The fort may have diminished in my sight as the week progressed, but to them it never lost an ounce of cool. 

I'd like to think that I didn't either when I said yes to the mess for two more days.  

What do you call Mothering progress?

Thursday, July 25, 2013

Blog Brothers

Sometimes the summer stars align and a new tradition is born.  It began last year as an effort for all 8 blog brothers to have some time to have fun together.  Em and I are usually so pressed for time that we barely get a chance to see each other and have grown up down time, much less organize an event sturdy enough to handle eight rowdy boys!

Em's inspired plan included a trip to the drive in movie, late night video gaming (them), talking (us), copious amounts of pizza for every one, lots of funny dialogue and pool time.  

Even though one member of this great tribe was at camp, each of us had tons of fun.  One of the best gifts about the time together is our shared philosophy of letting boys be boys, creating a space for unscheduled play and a relaxed schedule.  A bonus is listening to their conversation and laughing along!

Hope your stars line up and you find yourself enjoying the rest of the summer - whoever your blog brothers are!



Monday, June 10, 2013

On Strike!


I'm going on strike.  Life feels like a blur and somewhere along what's supposed to be an adventuresome journey, I've gotten lost in the underbrush of daily life.
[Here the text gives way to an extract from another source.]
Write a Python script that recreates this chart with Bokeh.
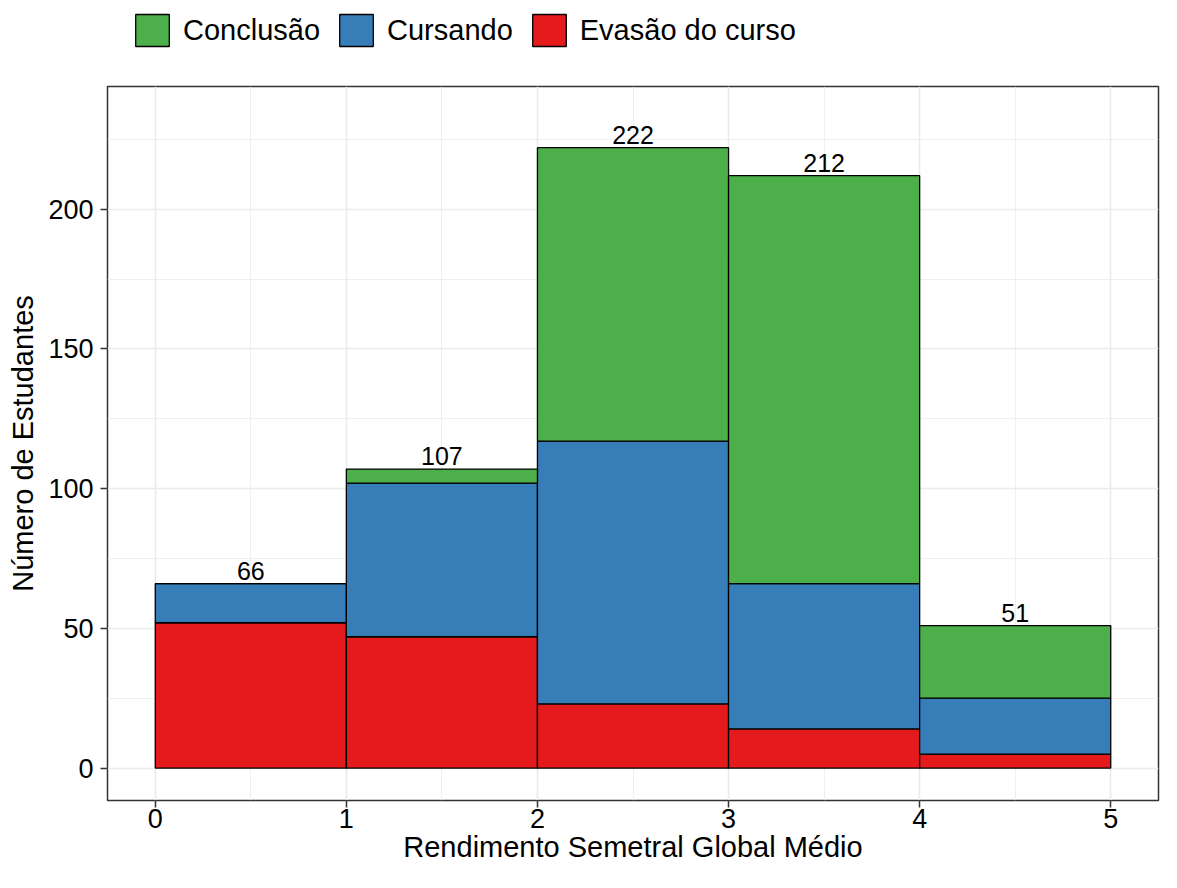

More than half way through my mothering career and I've come up dead empty.  Like complete and total burnout on mom-ing.  I just cannot correct, cajole, fix, feed, discipline or remind one more time. 

I feel like all my fun-ness has fluttered away in the wind of trying hard and doing too much.  I'm done.  D-O-N-E.  Maybe all mom's get here, but no one really talks about it.  The  total inability to do.one.more.thing.for.them.

My plan for the next 5 days is not to remind them about their chores.  Even if animals die. 
I will not say one word about summer reading.
I won't be cooking anything except for myself. 
I won't be cleaning up their messes the kitchen, either. 
I will step over shoes by the front door and wet towels on the floor in the bathroom and not comment. 
I won't be going grocery shopping, but will gladly give them the funds let them do it themselves. 
I will do all my own gardening, but leave the yard work (without reminding) to them. 
I bet you can guess the last one: not a single load of laundry.  

I'm just at the point where all I can see is the negative about us.  The carping, bickering and ingratitude are a flood levels.  I feel like going on strike has potential as a reset button.  Surely it can't hurt...

Have you ever come close to going on strike?